Steph Harmon 

Wake in Fright to get TV treatment in two-part series for Network Ten

‘Provocative, morally complex and brilliantly realised’ outback thriller to hit the small screen in 2017, 46 years after the release of Ted Kotcheff’s cult classic
  
  

Jack Thompson as Dick in Ted Kotcheff’s 1971 film Wake in Fright
Jack Thompson as Dick in Ted Kotcheff’s 1971 film Wake in Fright.
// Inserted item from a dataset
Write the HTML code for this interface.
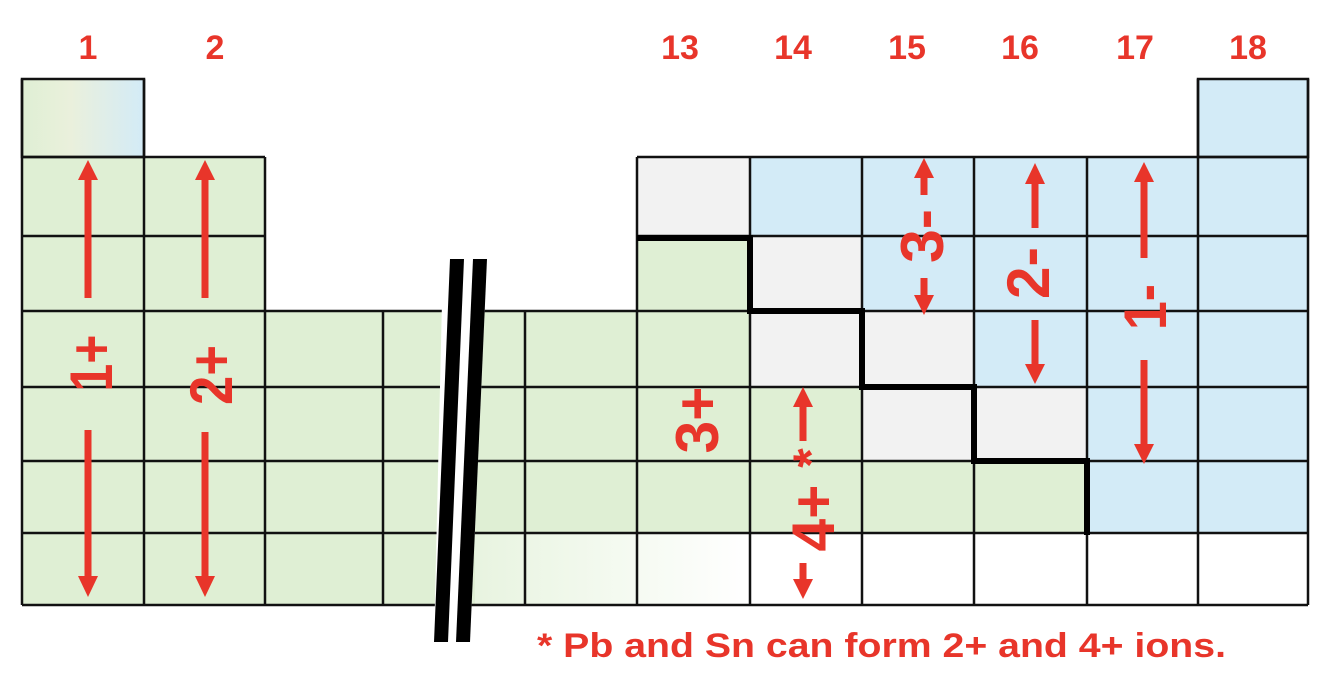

Photograph: NLT Productions

A two-part adaptation of Kenneth Cook’s classic Australian novel, Wake in Fright, will be coming to television in 2017, Network Ten announced on Thursday.

Produced by Lingo Pictures in association with Endemol Shine Australia, the series is the second screen adaptation of the outback thriller, following the 1971 film directed by Ted Kotcheff which has since become a cult classic.

The story follows young school teacher John Grant who becomes stranded in the outback mining town of Bundanyabba, or “the Yabba” – scorchingly hot, eerily desolate and drowning in alcohol, sex and secrets.

The cast for the Network Ten series has not been announced, but the production team includes producers Helen Bowden (The Slap) and Kristian Moliere (The Babadook), director Kriv Stenders (Red Dog, A Place To Call Home), and writer Stephen M Irwin (Secrets and Lies).

The network’s head of drama, Rick Maier, said it would be a privilege to broadcast the “provocative, morally complex and brilliantly realised” story.

“There are few Australian stories as original or compelling as Wake in Fright,” he said.

The news follows Foxtel’s Tuesday announcement of a six-part Picnic at Hanging Rock series, based on Joan Lindsay’s 1967 seminal Australian novel.